Instructions to follow — Return the material word for word. Do not include the pictures.

[Begin Dataset entries]

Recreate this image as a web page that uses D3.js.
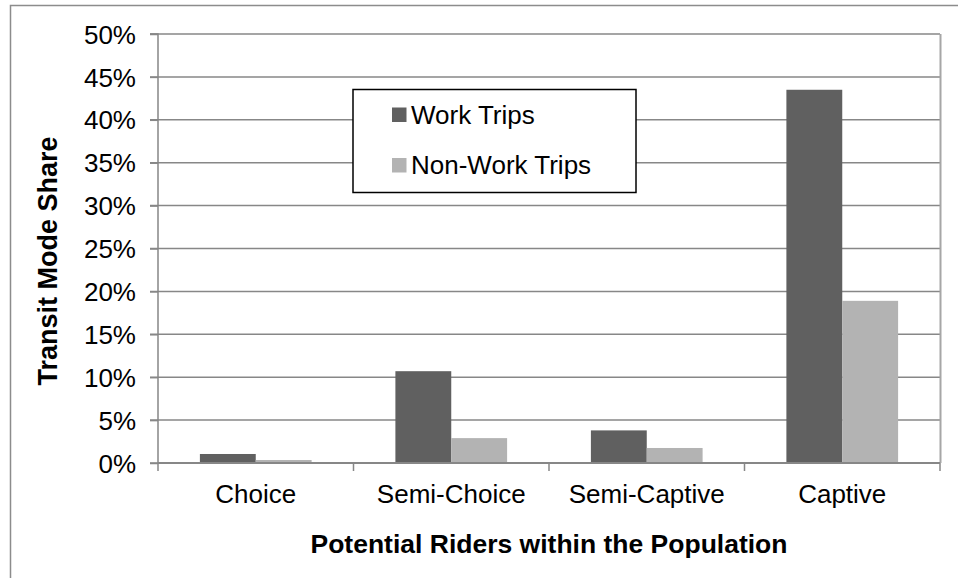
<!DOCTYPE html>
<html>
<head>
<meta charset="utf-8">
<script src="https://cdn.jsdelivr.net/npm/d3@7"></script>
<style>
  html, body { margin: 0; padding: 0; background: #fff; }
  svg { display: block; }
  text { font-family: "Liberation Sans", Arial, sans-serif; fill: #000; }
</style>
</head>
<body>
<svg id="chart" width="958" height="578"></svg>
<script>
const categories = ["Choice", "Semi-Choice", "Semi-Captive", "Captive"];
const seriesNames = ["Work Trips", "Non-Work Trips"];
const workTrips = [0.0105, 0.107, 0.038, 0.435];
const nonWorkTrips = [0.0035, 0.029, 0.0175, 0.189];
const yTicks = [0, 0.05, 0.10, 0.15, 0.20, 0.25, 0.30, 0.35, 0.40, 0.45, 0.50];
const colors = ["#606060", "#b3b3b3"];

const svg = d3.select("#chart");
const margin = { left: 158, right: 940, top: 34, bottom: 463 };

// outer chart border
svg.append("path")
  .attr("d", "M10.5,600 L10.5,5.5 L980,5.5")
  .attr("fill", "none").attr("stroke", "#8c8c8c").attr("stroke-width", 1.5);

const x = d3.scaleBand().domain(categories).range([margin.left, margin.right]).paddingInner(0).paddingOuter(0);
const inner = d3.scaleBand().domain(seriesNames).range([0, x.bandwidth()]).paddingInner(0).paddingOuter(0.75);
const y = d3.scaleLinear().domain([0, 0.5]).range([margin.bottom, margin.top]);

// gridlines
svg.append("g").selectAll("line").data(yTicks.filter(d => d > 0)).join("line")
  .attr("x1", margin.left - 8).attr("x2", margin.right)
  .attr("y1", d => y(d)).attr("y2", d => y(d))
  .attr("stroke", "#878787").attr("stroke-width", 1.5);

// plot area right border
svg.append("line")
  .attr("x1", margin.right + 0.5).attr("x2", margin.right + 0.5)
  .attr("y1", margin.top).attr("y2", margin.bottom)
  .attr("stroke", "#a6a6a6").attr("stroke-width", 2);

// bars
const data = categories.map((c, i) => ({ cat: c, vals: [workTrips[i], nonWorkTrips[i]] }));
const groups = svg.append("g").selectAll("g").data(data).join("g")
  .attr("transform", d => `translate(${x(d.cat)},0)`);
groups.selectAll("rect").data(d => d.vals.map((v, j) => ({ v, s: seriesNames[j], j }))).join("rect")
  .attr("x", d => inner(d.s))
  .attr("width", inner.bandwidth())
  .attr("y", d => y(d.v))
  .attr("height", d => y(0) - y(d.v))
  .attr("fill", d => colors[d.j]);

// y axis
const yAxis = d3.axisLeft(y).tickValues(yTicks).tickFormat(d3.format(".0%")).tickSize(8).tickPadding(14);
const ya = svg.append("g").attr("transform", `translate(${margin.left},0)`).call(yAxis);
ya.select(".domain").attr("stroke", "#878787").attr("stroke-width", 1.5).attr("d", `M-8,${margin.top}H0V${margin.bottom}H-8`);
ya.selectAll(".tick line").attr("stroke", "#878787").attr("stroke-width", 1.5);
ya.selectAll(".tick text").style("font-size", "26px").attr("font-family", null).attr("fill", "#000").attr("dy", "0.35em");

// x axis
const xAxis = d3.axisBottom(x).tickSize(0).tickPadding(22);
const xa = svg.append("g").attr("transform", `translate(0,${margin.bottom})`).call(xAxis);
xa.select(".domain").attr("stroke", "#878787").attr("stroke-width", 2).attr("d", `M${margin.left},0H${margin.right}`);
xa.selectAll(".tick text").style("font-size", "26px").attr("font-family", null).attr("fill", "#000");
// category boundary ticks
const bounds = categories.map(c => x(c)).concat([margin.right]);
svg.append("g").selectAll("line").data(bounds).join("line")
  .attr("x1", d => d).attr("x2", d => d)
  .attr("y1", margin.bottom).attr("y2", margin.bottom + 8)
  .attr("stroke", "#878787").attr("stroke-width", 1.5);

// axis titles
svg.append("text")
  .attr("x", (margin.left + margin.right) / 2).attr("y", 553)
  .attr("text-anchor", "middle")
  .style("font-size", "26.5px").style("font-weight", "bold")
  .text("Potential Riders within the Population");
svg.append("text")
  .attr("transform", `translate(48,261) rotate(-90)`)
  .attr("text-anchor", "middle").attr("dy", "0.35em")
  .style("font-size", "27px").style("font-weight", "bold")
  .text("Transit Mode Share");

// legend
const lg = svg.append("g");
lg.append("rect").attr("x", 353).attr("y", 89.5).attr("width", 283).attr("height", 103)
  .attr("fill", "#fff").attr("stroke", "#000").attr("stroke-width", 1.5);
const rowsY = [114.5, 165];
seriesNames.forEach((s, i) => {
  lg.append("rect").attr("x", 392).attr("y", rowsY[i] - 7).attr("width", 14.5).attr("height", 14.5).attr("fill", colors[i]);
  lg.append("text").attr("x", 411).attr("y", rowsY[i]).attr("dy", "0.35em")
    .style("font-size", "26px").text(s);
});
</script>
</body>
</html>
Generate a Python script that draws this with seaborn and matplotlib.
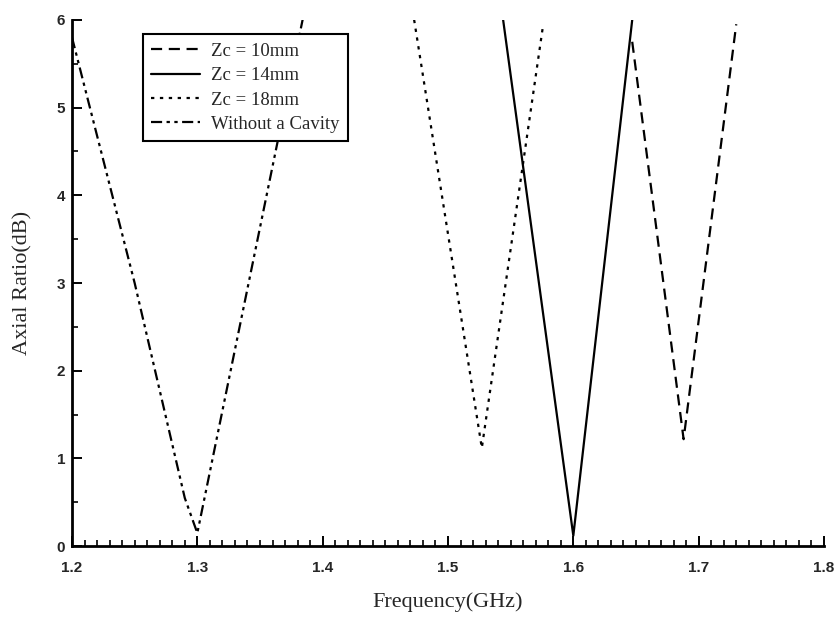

[End Dataset entries]

Answer —
Recreate this image as a web page that uses D3.js.
<!DOCTYPE html>
<html>
<head>
<meta charset="utf-8">
<script src="https://cdn.jsdelivr.net/npm/d3@7"></script>
<style>
  html, body { margin: 0; padding: 0; background: #fff; }
  svg { display: block; }
  text { font-family: "Liberation Sans", Arial, sans-serif; fill: #000; }
</style>
</head>
<body>
<svg id="chart" width="958" height="578"></svg>
<script>
const categories = ["Choice", "Semi-Choice", "Semi-Captive", "Captive"];
const seriesNames = ["Work Trips", "Non-Work Trips"];
const workTrips = [0.0105, 0.107, 0.038, 0.435];
const nonWorkTrips = [0.0035, 0.029, 0.0175, 0.189];
const yTicks = [0, 0.05, 0.10, 0.15, 0.20, 0.25, 0.30, 0.35, 0.40, 0.45, 0.50];
const colors = ["#606060", "#b3b3b3"];

const svg = d3.select("#chart");
const margin = { left: 158, right: 940, top: 34, bottom: 463 };

// outer chart border
svg.append("path")
  .attr("d", "M10.5,600 L10.5,5.5 L980,5.5")
  .attr("fill", "none").attr("stroke", "#8c8c8c").attr("stroke-width", 1.5);

const x = d3.scaleBand().domain(categories).range([margin.left, margin.right]).paddingInner(0).paddingOuter(0);
const inner = d3.scaleBand().domain(seriesNames).range([0, x.bandwidth()]).paddingInner(0).paddingOuter(0.75);
const y = d3.scaleLinear().domain([0, 0.5]).range([margin.bottom, margin.top]);

// gridlines
svg.append("g").selectAll("line").data(yTicks.filter(d => d > 0)).join("line")
  .attr("x1", margin.left - 8).attr("x2", margin.right)
  .attr("y1", d => y(d)).attr("y2", d => y(d))
  .attr("stroke", "#878787").attr("stroke-width", 1.5);

// plot area right border
svg.append("line")
  .attr("x1", margin.right + 0.5).attr("x2", margin.right + 0.5)
  .attr("y1", margin.top).attr("y2", margin.bottom)
  .attr("stroke", "#a6a6a6").attr("stroke-width", 2);

// bars
const data = categories.map((c, i) => ({ cat: c, vals: [workTrips[i], nonWorkTrips[i]] }));
const groups = svg.append("g").selectAll("g").data(data).join("g")
  .attr("transform", d => `translate(${x(d.cat)},0)`);
groups.selectAll("rect").data(d => d.vals.map((v, j) => ({ v, s: seriesNames[j], j }))).join("rect")
  .attr("x", d => inner(d.s))
  .attr("width", inner.bandwidth())
  .attr("y", d => y(d.v))
  .attr("height", d => y(0) - y(d.v))
  .attr("fill", d => colors[d.j]);

// y axis
const yAxis = d3.axisLeft(y).tickValues(yTicks).tickFormat(d3.format(".0%")).tickSize(8).tickPadding(14);
const ya = svg.append("g").attr("transform", `translate(${margin.left},0)`).call(yAxis);
ya.select(".domain").attr("stroke", "#878787").attr("stroke-width", 1.5).attr("d", `M-8,${margin.top}H0V${margin.bottom}H-8`);
ya.selectAll(".tick line").attr("stroke", "#878787").attr("stroke-width", 1.5);
ya.selectAll(".tick text").style("font-size", "26px").attr("font-family", null).attr("fill", "#000").attr("dy", "0.35em");

// x axis
const xAxis = d3.axisBottom(x).tickSize(0).tickPadding(22);
const xa = svg.append("g").attr("transform", `translate(0,${margin.bottom})`).call(xAxis);
xa.select(".domain").attr("stroke", "#878787").attr("stroke-width", 2).attr("d", `M${margin.left},0H${margin.right}`);
xa.selectAll(".tick text").style("font-size", "26px").attr("font-family", null).attr("fill", "#000");
// category boundary ticks
const bounds = categories.map(c => x(c)).concat([margin.right]);
svg.append("g").selectAll("line").data(bounds).join("line")
  .attr("x1", d => d).attr("x2", d => d)
  .attr("y1", margin.bottom).attr("y2", margin.bottom + 8)
  .attr("stroke", "#878787").attr("stroke-width", 1.5);

// axis titles
svg.append("text")
  .attr("x", (margin.left + margin.right) / 2).attr("y", 553)
  .attr("text-anchor", "middle")
  .style("font-size", "26.5px").style("font-weight", "bold")
  .text("Potential Riders within the Population");
svg.append("text")
  .attr("transform", `translate(48,261) rotate(-90)`)
  .attr("text-anchor", "middle").attr("dy", "0.35em")
  .style("font-size", "27px").style("font-weight", "bold")
  .text("Transit Mode Share");

// legend
const lg = svg.append("g");
lg.append("rect").attr("x", 353).attr("y", 89.5).attr("width", 283).attr("height", 103)
  .attr("fill", "#fff").attr("stroke", "#000").attr("stroke-width", 1.5);
const rowsY = [114.5, 165];
seriesNames.forEach((s, i) => {
  lg.append("rect").attr("x", 392).attr("y", rowsY[i] - 7).attr("width", 14.5).attr("height", 14.5).attr("fill", colors[i]);
  lg.append("text").attr("x", 411).attr("y", rowsY[i]).attr("dy", "0.35em")
    .style("font-size", "26px").text(s);
});
</script>
</body>
</html>
Generate a Python script that draws this with seaborn and matplotlib.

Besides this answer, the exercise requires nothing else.